**What this task involves**
Extract everything from the first line through the line with "284, 276, 274, 265, 254, 256, 272, 280, 254]", both ends included, except for any pictures.
......
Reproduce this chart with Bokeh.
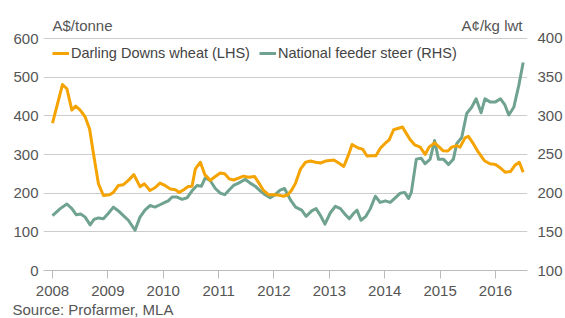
from bokeh.plotting import figure
from bokeh.models import (Range1d, LinearAxis, FixedTicker, Label, Legend, LegendItem, Title)
from bokeh.embed import file_html
from bokeh.resources import INLINE

# ---- data ----
wheat_t = [2008.00, 2008.18, 2008.26, 2008.35, 2008.42, 2008.50, 2008.59, 2008.67, 2008.74, 2008.83,
           2008.92, 2009.03, 2009.10, 2009.19, 2009.28, 2009.37, 2009.47, 2009.58, 2009.66, 2009.76,
           2009.85, 2009.94, 2010.03, 2010.13, 2010.22, 2010.29, 2010.37, 2010.45, 2010.52, 2010.58,
           2010.67, 2010.75, 2010.85, 2010.94, 2011.03, 2011.11, 2011.19, 2011.27, 2011.36, 2011.45,
           2011.54, 2011.65, 2011.72, 2011.81, 2011.90, 2011.99, 2012.08, 2012.17, 2012.25, 2012.32,
           2012.39, 2012.48, 2012.57, 2012.66, 2012.75, 2012.84, 2012.93, 2013.08, 2013.17, 2013.26,
           2013.34, 2013.41, 2013.52, 2013.60, 2013.68, 2013.76, 2013.84, 2013.92, 2014.00, 2014.08,
           2014.16, 2014.25, 2014.32, 2014.40, 2014.46, 2014.54, 2014.64, 2014.73, 2014.80, 2014.90,
           2014.97, 2015.05, 2015.14, 2015.21, 2015.30, 2015.36, 2015.45, 2015.51, 2015.60, 2015.69,
           2015.80, 2015.90, 2016.00, 2016.09, 2016.18, 2016.27, 2016.35, 2016.43, 2016.50]
wheat_v = [381, 481, 470, 415, 425, 415, 397, 366, 302, 224,
           194, 196, 202, 220, 222, 233, 248, 217, 224, 207,
           214, 226, 220, 211, 209, 202, 209, 217, 218, 263,
           280, 248, 233, 243, 252, 250, 237, 234, 239, 244,
           241, 243, 228, 207, 196, 196, 195, 192, 196, 208,
           226, 263, 280, 283, 280, 278, 283, 286, 278, 269,
           297, 326, 317, 314, 296, 297, 297, 316, 328, 338,
           364, 368, 371, 352, 338, 325, 319, 300, 319, 330,
           321, 310, 309, 319, 323, 319, 343, 347, 328, 306,
           284, 276, 274, 265, 254, 256, 272, 280, 254]

steer_t = [2008.00, 2008.14, 2008.26, 2008.35, 2008.43, 2008.51, 2008.59, 2008.68, 2008.75, 2008.83,
           2008.92, 2009.01, 2009.10, 2009.19, 2009.28, 2009.37, 2009.49, 2009.58, 2009.67, 2009.76,
           2009.85, 2009.94, 2010.03, 2010.09, 2010.16, 2010.25, 2010.34, 2010.43, 2010.52, 2010.61,
           2010.69, 2010.76, 2010.85, 2010.94, 2011.03, 2011.11, 2011.19, 2011.27, 2011.36, 2011.48,
           2011.57, 2011.66, 2011.75, 2011.84, 2011.93, 2012.02, 2012.11, 2012.19, 2012.30, 2012.39,
           2012.50, 2012.58, 2012.68, 2012.76, 2012.84, 2012.92, 2013.02, 2013.11, 2013.20, 2013.29,
           2013.36, 2013.44, 2013.50, 2013.57, 2013.66, 2013.74, 2013.83, 2013.92, 2014.01, 2014.10,
           2014.19, 2014.28, 2014.36, 2014.43, 2014.48, 2014.57, 2014.66, 2014.73, 2014.82, 2014.90,
           2014.97, 2015.06, 2015.15, 2015.24, 2015.30, 2015.39, 2015.48, 2015.57, 2015.65, 2015.74,
           2015.81, 2015.90, 2016.00, 2016.09, 2016.17, 2016.24, 2016.33, 2016.42, 2016.50]
steer_v = [171, 180, 186, 180, 172, 173, 169, 159, 166, 168,
           167, 174, 182, 177, 171, 165, 152, 169, 178, 184,
           182, 185, 188, 190, 195, 195, 192, 194, 203, 210,
           209, 220, 216, 206, 200, 198, 204, 210, 213, 218,
           213, 209, 203, 198, 194, 198, 204, 206, 191, 182,
           178, 170, 177, 180, 171, 160, 175, 183, 180, 172,
           167, 174, 178, 165, 170, 180, 196, 188, 190, 188,
           194, 200, 201, 193, 201, 244, 245, 238, 244, 268,
           244, 244, 237, 244, 264, 272, 303, 311, 322, 304,
           322, 318, 318, 322, 314, 301, 311, 339, 369]

year_ticks = [2008, 2009, 2010, 2011, 2012, 2013, 2014, 2015, 2016]
left_ticks = [0, 100, 200, 300, 400, 500, 600]
right_ticks = [100, 150, 200, 250, 300, 350, 400]

series_names = ["Darling Downs wheat (LHS)", "National feeder steer (RHS)"]
left_unit = "A$/tonne"
right_unit = "A\u00a2/kg lwt"
source_text = "Source: Profarmer, MLA"

# ---- style ----
FONT = "Liberation Sans"
ORANGE = "#F5A300"
GREEN = "#6FA28F"
TXT = "#555555"

p = figure(width=565, height=318, output_backend="svg", toolbar_location=None,
           x_range=Range1d(2007.8375, 2016.578), y_range=Range1d(0, 659.5),
           min_border_left=43, min_border_right=38, min_border_top=15, min_border_bottom=48,
           y_axis_location=None, outline_line_color=None, background_fill_color="white",
           border_fill_color="white")
p.extra_y_ranges = {"right": Range1d(100, 429.7)}

# grid
p.xgrid.visible = False
p.ygrid.ticker = FixedTicker(ticks=left_ticks)
p.ygrid.grid_line_color = "#cccccc"
p.ygrid.grid_line_width = 1

# bottom axis
xa = p.xaxis[0]
xa.ticker = FixedTicker(ticks=year_ticks)
xa.axis_line_color = "#bbbbbb"
xa.major_tick_line_color = "#bbbbbb"
xa.major_tick_out = 8
xa.major_tick_in = 0
xa.minor_tick_line_color = None
xa.minor_tick_out = 0
xa.major_label_text_font = FONT
xa.major_label_text_font_size = "15px"
xa.major_label_text_color = TXT
xa.major_label_standoff = 7

def style_y(ax, standoff):
    ax.axis_line_color = None
    ax.major_tick_line_color = None
    ax.minor_tick_line_color = None
    ax.major_tick_out = 0
    ax.minor_tick_out = 0
    ax.major_label_text_font = FONT
    ax.major_label_text_font_size = "15px"
    ax.major_label_text_color = TXT
    ax.major_label_standoff = standoff

ly = LinearAxis(ticker=FixedTicker(ticks=left_ticks))
style_y(ly, 5)
p.add_layout(ly, "left")
ry = LinearAxis(y_range_name="right", ticker=FixedTicker(ticks=right_ticks))
style_y(ry, 10)
p.add_layout(ry, "right")

# lines
r_steer = p.line(steer_t, steer_v, y_range_name="right", line_color=GREEN, line_width=3,
                 line_join="round")
r_wheat = p.line(wheat_t, wheat_v, line_color=ORANGE, line_width=3, line_join="round")

legend = Legend(items=[LegendItem(label=series_names[0], renderers=[r_wheat]),
                       LegendItem(label=series_names[1], renderers=[r_steer])],
                orientation="horizontal", location=(9, 209), padding=0, margin=0,
                spacing=9, glyph_width=17, glyph_height=16, label_height=16,
                label_standoff=2, border_line_color=None, background_fill_alpha=0,
                label_text_font=FONT, label_text_font_size="14.5px", label_text_color="#444444")
p.add_layout(legend, "center")

# unit labels (inside the extended frame)
p.add_layout(Label(x=2008.0, y=633.6, text=left_unit, text_font=FONT, text_font_size="15px",
                   text_color=TXT, text_baseline="middle", text_align="left"))
p.add_layout(Label(x=2016.487, y=633.6, text=right_unit, text_font=FONT, text_font_size="15px",
                   text_color=TXT, text_baseline="middle", text_align="right"))

# source
p.add_layout(Title(text=source_text, align="left", offset=-31, standoff=0,
                   text_font=FONT, text_font_size="15px", text_font_style="normal",
                   text_color=TXT), "below")

open("out.html", "w").write(file_html(p, INLINE))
......
**Written response**
Reproduce this chart with Bokeh.
from bokeh.plotting import figure
from bokeh.models import (Range1d, LinearAxis, FixedTicker, Label, Legend, LegendItem, Title)
from bokeh.embed import file_html
from bokeh.resources import INLINE

# ---- data ----
wheat_t = [2008.00, 2008.18, 2008.26, 2008.35, 2008.42, 2008.50, 2008.59, 2008.67, 2008.74, 2008.83,
           2008.92, 2009.03, 2009.10, 2009.19, 2009.28, 2009.37, 2009.47, 2009.58, 2009.66, 2009.76,
           2009.85, 2009.94, 2010.03, 2010.13, 2010.22, 2010.29, 2010.37, 2010.45, 2010.52, 2010.58,
           2010.67, 2010.75, 2010.85, 2010.94, 2011.03, 2011.11, 2011.19, 2011.27, 2011.36, 2011.45,
           2011.54, 2011.65, 2011.72, 2011.81, 2011.90, 2011.99, 2012.08, 2012.17, 2012.25, 2012.32,
           2012.39, 2012.48, 2012.57, 2012.66, 2012.75, 2012.84, 2012.93, 2013.08, 2013.17, 2013.26,
           2013.34, 2013.41, 2013.52, 2013.60, 2013.68, 2013.76, 2013.84, 2013.92, 2014.00, 2014.08,
           2014.16, 2014.25, 2014.32, 2014.40, 2014.46, 2014.54, 2014.64, 2014.73, 2014.80, 2014.90,
           2014.97, 2015.05, 2015.14, 2015.21, 2015.30, 2015.36, 2015.45, 2015.51, 2015.60, 2015.69,
           2015.80, 2015.90, 2016.00, 2016.09, 2016.18, 2016.27, 2016.35, 2016.43, 2016.50]
wheat_v = [381, 481, 470, 415, 425, 415, 397, 366, 302, 224,
           194, 196, 202, 220, 222, 233, 248, 217, 224, 207,
           214, 226, 220, 211, 209, 202, 209, 217, 218, 263,
           280, 248, 233, 243, 252, 250, 237, 234, 239, 244,
           241, 243, 228, 207, 196, 196, 195, 192, 196, 208,
           226, 263, 280, 283, 280, 278, 283, 286, 278, 269,
           297, 326, 317, 314, 296, 297, 297, 316, 328, 338,
           364, 368, 371, 352, 338, 325, 319, 300, 319, 330,
           321, 310, 309, 319, 323, 319, 343, 347, 328, 306,
           284, 276, 274, 265, 254, 256, 272, 280, 254]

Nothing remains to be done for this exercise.